• _Task to complete_
Set down the full listing exactly as given. Any pictures are to be left out.

• _Stored data_
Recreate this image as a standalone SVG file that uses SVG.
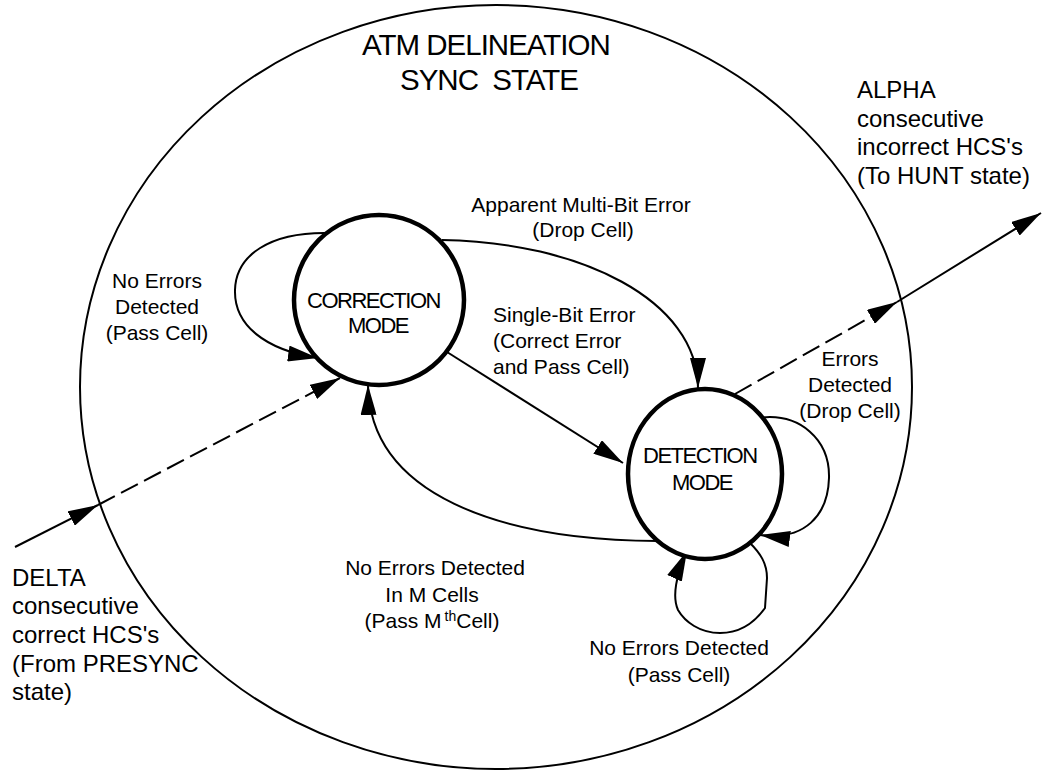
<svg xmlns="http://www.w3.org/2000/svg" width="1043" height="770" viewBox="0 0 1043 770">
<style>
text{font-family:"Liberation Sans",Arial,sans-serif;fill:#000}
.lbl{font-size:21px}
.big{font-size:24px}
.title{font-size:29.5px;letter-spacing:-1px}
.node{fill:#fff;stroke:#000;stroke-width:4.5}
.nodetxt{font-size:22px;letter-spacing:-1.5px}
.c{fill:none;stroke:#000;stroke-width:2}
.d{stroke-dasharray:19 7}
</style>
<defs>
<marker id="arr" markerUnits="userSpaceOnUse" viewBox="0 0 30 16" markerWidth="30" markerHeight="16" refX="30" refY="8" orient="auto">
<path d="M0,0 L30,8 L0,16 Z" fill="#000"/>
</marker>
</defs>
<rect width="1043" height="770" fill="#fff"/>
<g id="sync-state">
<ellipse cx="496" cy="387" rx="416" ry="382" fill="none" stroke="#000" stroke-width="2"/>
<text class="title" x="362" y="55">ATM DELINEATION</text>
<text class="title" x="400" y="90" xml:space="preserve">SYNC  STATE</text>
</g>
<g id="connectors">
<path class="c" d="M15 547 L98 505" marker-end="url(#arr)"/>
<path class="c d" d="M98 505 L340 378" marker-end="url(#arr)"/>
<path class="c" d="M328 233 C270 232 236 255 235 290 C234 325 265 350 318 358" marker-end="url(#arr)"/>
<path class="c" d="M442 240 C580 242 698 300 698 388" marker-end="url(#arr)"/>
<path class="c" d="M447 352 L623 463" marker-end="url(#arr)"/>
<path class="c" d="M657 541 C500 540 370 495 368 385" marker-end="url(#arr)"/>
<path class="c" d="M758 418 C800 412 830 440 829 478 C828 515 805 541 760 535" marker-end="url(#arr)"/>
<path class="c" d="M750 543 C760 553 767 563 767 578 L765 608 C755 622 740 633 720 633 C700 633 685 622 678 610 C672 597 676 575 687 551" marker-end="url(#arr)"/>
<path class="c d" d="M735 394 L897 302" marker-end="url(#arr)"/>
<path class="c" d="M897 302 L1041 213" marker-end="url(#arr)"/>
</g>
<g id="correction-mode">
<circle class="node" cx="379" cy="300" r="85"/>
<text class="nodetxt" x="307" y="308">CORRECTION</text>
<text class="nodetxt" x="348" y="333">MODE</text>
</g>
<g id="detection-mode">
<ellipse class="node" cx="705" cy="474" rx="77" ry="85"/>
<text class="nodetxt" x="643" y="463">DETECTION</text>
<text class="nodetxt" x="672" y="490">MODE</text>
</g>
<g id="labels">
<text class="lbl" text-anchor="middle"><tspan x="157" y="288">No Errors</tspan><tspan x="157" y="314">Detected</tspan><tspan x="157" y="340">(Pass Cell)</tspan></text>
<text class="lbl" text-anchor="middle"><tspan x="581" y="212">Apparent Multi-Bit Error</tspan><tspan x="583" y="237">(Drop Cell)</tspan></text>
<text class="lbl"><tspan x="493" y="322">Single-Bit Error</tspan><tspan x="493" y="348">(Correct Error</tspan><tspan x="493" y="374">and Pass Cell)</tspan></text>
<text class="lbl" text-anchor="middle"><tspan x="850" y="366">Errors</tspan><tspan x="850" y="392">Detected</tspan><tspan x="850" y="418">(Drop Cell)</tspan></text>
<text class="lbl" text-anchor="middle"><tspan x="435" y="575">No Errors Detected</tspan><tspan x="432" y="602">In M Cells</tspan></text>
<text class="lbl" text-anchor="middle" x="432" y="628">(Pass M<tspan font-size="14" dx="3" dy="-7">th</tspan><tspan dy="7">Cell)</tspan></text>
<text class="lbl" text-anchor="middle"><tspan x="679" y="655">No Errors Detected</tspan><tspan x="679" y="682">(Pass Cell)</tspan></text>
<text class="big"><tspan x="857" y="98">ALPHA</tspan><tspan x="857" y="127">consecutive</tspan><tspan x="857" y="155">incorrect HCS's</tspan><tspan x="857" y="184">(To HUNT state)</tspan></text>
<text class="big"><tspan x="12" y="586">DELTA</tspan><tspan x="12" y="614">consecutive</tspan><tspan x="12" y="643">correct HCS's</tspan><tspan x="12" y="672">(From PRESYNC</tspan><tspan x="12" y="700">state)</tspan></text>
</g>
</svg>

• _Reply to the task_
Recreate this image as a standalone SVG file that uses SVG.
<svg xmlns="http://www.w3.org/2000/svg" width="1043" height="770" viewBox="0 0 1043 770">
<style>
text{font-family:"Liberation Sans",Arial,sans-serif;fill:#000}
.lbl{font-size:21px}
.big{font-size:24px}
.title{font-size:29.5px;letter-spacing:-1px}
.node{fill:#fff;stroke:#000;stroke-width:4.5}
.nodetxt{font-size:22px;letter-spacing:-1.5px}
.c{fill:none;stroke:#000;stroke-width:2}
.d{stroke-dasharray:19 7}
</style>
<defs>
<marker id="arr" markerUnits="userSpaceOnUse" viewBox="0 0 30 16" markerWidth="30" markerHeight="16" refX="30" refY="8" orient="auto">
<path d="M0,0 L30,8 L0,16 Z" fill="#000"/>
</marker>
</defs>
<rect width="1043" height="770" fill="#fff"/>
<g id="sync-state">
<ellipse cx="496" cy="387" rx="416" ry="382" fill="none" stroke="#000" stroke-width="2"/>
<text class="title" x="362" y="55">ATM DELINEATION</text>
<text class="title" x="400" y="90" xml:space="preserve">SYNC  STATE</text>
</g>
<g id="connectors">
<path class="c" d="M15 547 L98 505" marker-end="url(#arr)"/>
<path class="c d" d="M98 505 L340 378" marker-end="url(#arr)"/>
<path class="c" d="M328 233 C270 232 236 255 235 290 C234 325 265 350 318 358" marker-end="url(#arr)"/>
<path class="c" d="M442 240 C580 242 698 300 698 388" marker-end="url(#arr)"/>
<path class="c" d="M447 352 L623 463" marker-end="url(#arr)"/>
<path class="c" d="M657 541 C500 540 370 495 368 385" marker-end="url(#arr)"/>
<path class="c" d="M758 418 C800 412 830 440 829 478 C828 515 805 541 760 535" marker-end="url(#arr)"/>
<path class="c" d="M750 543 C760 553 767 563 767 578 L765 608 C755 622 740 633 720 633 C700 633 685 622 678 610 C672 597 676 575 687 551" marker-end="url(#arr)"/>
<path class="c d" d="M735 394 L897 302" marker-end="url(#arr)"/>
<path class="c" d="M897 302 L1041 213" marker-end="url(#arr)"/>
</g>
<g id="correction-mode">
<circle class="node" cx="379" cy="300" r="85"/>
<text class="nodetxt" x="307" y="308">CORRECTION</text>
<text class="nodetxt" x="348" y="333">MODE</text>
</g>
<g id="detection-mode">
<ellipse class="node" cx="705" cy="474" rx="77" ry="85"/>
<text class="nodetxt" x="643" y="463">DETECTION</text>
<text class="nodetxt" x="672" y="490">MODE</text>
</g>
<g id="labels">
<text class="lbl" text-anchor="middle"><tspan x="157" y="288">No Errors</tspan><tspan x="157" y="314">Detected</tspan><tspan x="157" y="340">(Pass Cell)</tspan></text>
<text class="lbl" text-anchor="middle"><tspan x="581" y="212">Apparent Multi-Bit Error</tspan><tspan x="583" y="237">(Drop Cell)</tspan></text>
<text class="lbl"><tspan x="493" y="322">Single-Bit Error</tspan><tspan x="493" y="348">(Correct Error</tspan><tspan x="493" y="374">and Pass Cell)</tspan></text>
<text class="lbl" text-anchor="middle"><tspan x="850" y="366">Errors</tspan><tspan x="850" y="392">Detected</tspan><tspan x="850" y="418">(Drop Cell)</tspan></text>
<text class="lbl" text-anchor="middle"><tspan x="435" y="575">No Errors Detected</tspan><tspan x="432" y="602">In M Cells</tspan></text>
<text class="lbl" text-anchor="middle" x="432" y="628">(Pass M<tspan font-size="14" dx="3" dy="-7">th</tspan><tspan dy="7">Cell)</tspan></text>
<text class="lbl" text-anchor="middle"><tspan x="679" y="655">No Errors Detected</tspan><tspan x="679" y="682">(Pass Cell)</tspan></text>
<text class="big"><tspan x="857" y="98">ALPHA</tspan><tspan x="857" y="127">consecutive</tspan><tspan x="857" y="155">incorrect HCS's</tspan><tspan x="857" y="184">(To HUNT state)</tspan></text>
<text class="big"><tspan x="12" y="586">DELTA</tspan><tspan x="12" y="614">consecutive</tspan><tspan x="12" y="643">correct HCS's</tspan><tspan x="12" y="672">(From PRESYNC</tspan><tspan x="12" y="700">state)</tspan></text>
</g>
</svg>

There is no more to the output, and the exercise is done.